Therefore, the larger something gets, the harder it is to control. This is clearly the case with personal information, with 91% of adults in U.S saying that people no longer can fully manage it (Raine, 2016). Users embrace the abundance of technology and complimentary software, and assign extremely high value and put trust into their smart phones, only because of physical ownership. However, it is important to understand that what is stored in smart phones, often very personal and sensitive information, does not belong solely to the individual. People grant access to their information to app developing companies and internet service providers without fully understanding the potential implications.
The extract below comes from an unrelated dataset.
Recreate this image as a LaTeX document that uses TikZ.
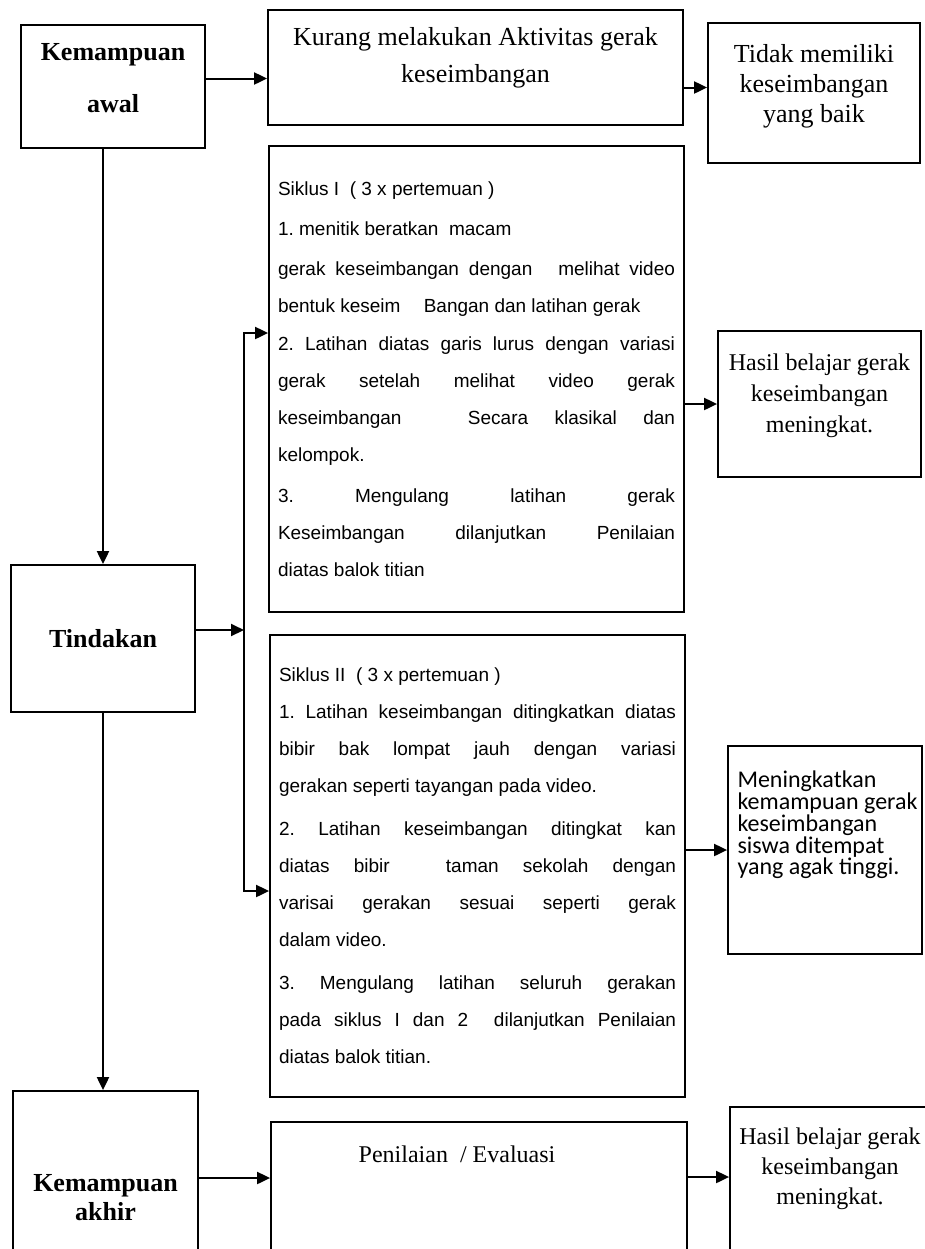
\documentclass[tikz,border=0pt]{standalone}
\usepackage{fontspec}
\usepackage{tikz}
\setmainfont{Liberation Serif}
\newfontfamily\arialfont{Liberation Sans}
\newfontfamily\calibrifont{Carlito}
\usetikzlibrary{arrows.meta}
\frenchspacing

\begin{document}
\begin{tikzpicture}[x=0.5pt, y=-0.5pt,
    box/.style={draw, rectangle, line width=0.9pt, inner sep=0pt},
    headtext/.style={font=\bfseries\fontsize{13}{26}\selectfont, align=center},
    seriftext/.style={font=\fontsize{13}{18.5}\selectfont, align=center},
    resulttext/.style={font=\fontsize{12}{15.5}\selectfont, align=center},
    cycletext/.style={font=\arialfont\fontsize{9.5}{18.5}\selectfont, text width=198.5pt, align=justify},
    arr/.style={-{Triangle[length=6.5pt,width=6pt]}, line width=1pt}]

    \path[use as bounding box, clip] (0,0) rectangle (925,1249);

    % Kemampuan awal
    \node[box, minimum width=92pt, minimum height=61.5pt] (awal) at (113,86.5) {};
    \node[headtext] (awaltext) at ([yshift=4pt]awal.center) {Kemampuan\\awal};

    % Kurang melakukan aktivitas
    \node[box, minimum width=207.5pt, minimum height=57.5pt] (kurang) at (475.5,67.5) {};
    \node[seriftext] (kurangtext) at ([yshift=5pt]kurang.center) {Kurang melakukan Aktivitas gerak\\keseimbangan};

    % Tidak memiliki keseimbangan
    \node[box, minimum width=106pt, minimum height=70pt] (tidak) at (814,93) {};
    \node[seriftext, font=\fontsize{13}{15}\selectfont] (tidaktext) at ([yshift=3.5pt]tidak.center) {Tidak memiliki\\keseimbangan\\yang baik};

    % Siklus I
    \node[box, cycletext, inner xsep=4.5pt, minimum width=207.5pt, minimum height=233pt] (siklus1) at (476.5,379) {Siklus I\ \ ( 3 x pertemuan )\\[1.5pt]
    1. menitik beratkan\ \ macam\\[1.5pt]
    gerak keseimbangan dengan\hspace{8pt} melihat video\linebreak
    bentuk keseim\hspace{9pt} Bangan dan latihan gerak\\[0.5pt]
    2. Latihan diatas garis lurus dengan variasi\linebreak
    gerak setelah melihat video gerak\linebreak
    keseimbangan\hspace{20pt} Secara klasikal dan\linebreak
    kelompok.\\[2pt]
    3. Mengulang latihan gerak\linebreak
    Keseimbangan dilanjutkan Penilaian\linebreak
    diatas balok titian};

    % Hasil Siklus I
    \node[box, minimum width=101.5pt, minimum height=73pt] (hasil1) at (819.5,404) {};
    \node[resulttext] (hasil1text) at ([yshift=4pt]hasil1.center) {Hasil belajar gerak\\keseimbangan\\meningkat.};

    % Tindakan
    \node[box, headtext, minimum width=92pt, minimum height=73.5pt] (tindakan) at (103,638.5) {Tindakan};

    % Siklus II
    \node[box, cycletext, inner xsep=4.5pt, minimum width=207.5pt, minimum height=231pt] (siklus2) at (477.5,866) {Siklus II\ \ ( 3 x pertemuan )\\
    1. Latihan keseimbangan ditingkatkan diatas\linebreak
    bibir bak lompat jauh dengan variasi\linebreak
    gerakan seperti tayangan pada video.\\[3pt]
    2. Latihan keseimbangan ditingkat kan\linebreak
    diatas bibir\hspace{16pt} taman sekolah dengan\linebreak
    varisai gerakan sesuai seperti gerak\linebreak
    dalam video.\\[3pt]
    3. Mengulang latihan seluruh gerakan\linebreak
    pada siklus I dan 2\ \ dilanjutkan Penilaian\linebreak
    diatas balok titian.};

    % Hasil Siklus II
    \node[box, minimum width=97pt, minimum height=104pt] (meningkat) at (825,850) {};
    \node[font=\calibrifont\fontsize{12}{10.9}\selectfont, align=left, anchor=west, inner sep=0pt] (meningkattext) at ([xshift=5pt, yshift=12.5pt]meningkat.west) {Meningkatkan\\kemampuan gerak\\keseimbangan\\siswa ditempat\\yang agak tinggi.};

    % Kemampuan akhir
    \node[box, headtext, font=\bfseries\fontsize{13}{14.5}\selectfont, minimum width=92.5pt, minimum height=106.5pt] (akhir) at (105.5,1197.5) {Kemampuan\\akhir};

    % Penilaian / Evaluasi
    \node[box, minimum width=208pt, minimum height=84pt] (eval) at (479,1206) {};
    \node[resulttext] (evaltext) at ([xshift=-11pt, yshift=-16.5pt]eval.north) {Penilaian\ \ / Evaluasi};

    % Hasil akhir
    \node[box, minimum width=100pt, minimum height=91.5pt] (hasil2) at (830,1198.5) {};
    \node[resulttext, font=\fontsize{12}{15}\selectfont] (hasil2text) at ([yshift=-31.5pt]hasil2.north) {Hasil belajar gerak\\keseimbangan\\meningkat.};

    % Arrows
    \coordinate (bus) at (244,630);
    \draw[arr] ([yshift=4pt]awal.east) -- ([yshift=4pt]awal.east -| kurang.west);
    \draw[arr] ([yshift=-10pt]kurang.east) -- ([yshift=-10pt]kurang.east -| tidak.west);
    \draw[arr] (tindakan.north |- awal.south) -- (tindakan.north);
    \draw[arr] (tindakan.east |- bus) -- (bus);
    \draw[arr] (bus) |- ([yshift=23pt]siklus1.west);
    \draw[arr] (bus) |- ([yshift=-12.5pt]siklus2.west);
    \draw[arr] (siklus1.east |- hasil1.west) -- (hasil1.west);
    \draw[arr] (siklus2.east |- meningkat.west) -- (meningkat.west);
    \draw[arr] (tindakan.south) -- (tindakan.south |- akhir.north);
    \draw[arr] ([yshift=9.75pt]akhir.east) -- ([yshift=9.75pt]akhir.east -| eval.west);
    \draw[arr] ([yshift=14.5pt]eval.east) -- ([yshift=14.5pt]eval.east -| hasil2.west);
\end{tikzpicture}
\end{document}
As consequence, their need for privacy is gradually replaced by dependency on their smart phones.
4. Privacy regulation
4.1 Government regulation
There is significant imbalance in how rapidly technology evolves and how slowly legal and regulatory bodies adapt to keep up with these advancements (ted talk). Similarly, the difference in how individual privacy is protected in Europe as opposed to U.S. – the homeland of the world leading internet and tech companies, challenges the global community to find a common ground across international jurisdictions to regulate the online environment without imposing overcontrol, but protecting individual right for privacy at the same time.
4.2 Privacy Law in Europe
In EU, individual privacy and personal data protection are considered to be fundamental human right (Weiss and Archick, 2016). Under European legislation, and precisely the 1995/46/EC Data Protection Directive (DPD) ‘personal information can be collected under strict conditions and for legitimate purposes’ (Dimov, 2013). For example, if personal data is provided to a company, it can only be used by the company and only for a precisely specified purpose. So, if a company writes in their data privacy statement that data will be used for statistical purposes, the company is not allowed to use it for another purpose, for example, marketing. However, this does not mean that data cannot be used for marketing, the data privacy statement must explicitly state that, leaving it up to individual to decide whether it is deemed acceptable or not. Moreover, the Directive gives individuals the right to access and correct their personal information, and if required, seek compensation (Weiss and Archick, 2016).
4.3 Privacy Law in U.S.
In the U.S., there is no uniform data privacy and protection framework like in Europe. Instead, data protection is regulated by many state and federal laws, which vary depending on the sector (Weiss and Archick, 2016). For example, Health Insurance Portability and Accountability Act (HIPAA) protects personal identifiable health data, whereas Children’s Online Privacy Protection Act (COPPA) protects privacy of children under 13 years of age (Dimov, 2013). In regards with personal data collection, it is recognised that there is a gap in regulation, and while privacy advocates urge to address the problem at the legislative level, U.S. companies have the advantage to use the data as they deem to fit.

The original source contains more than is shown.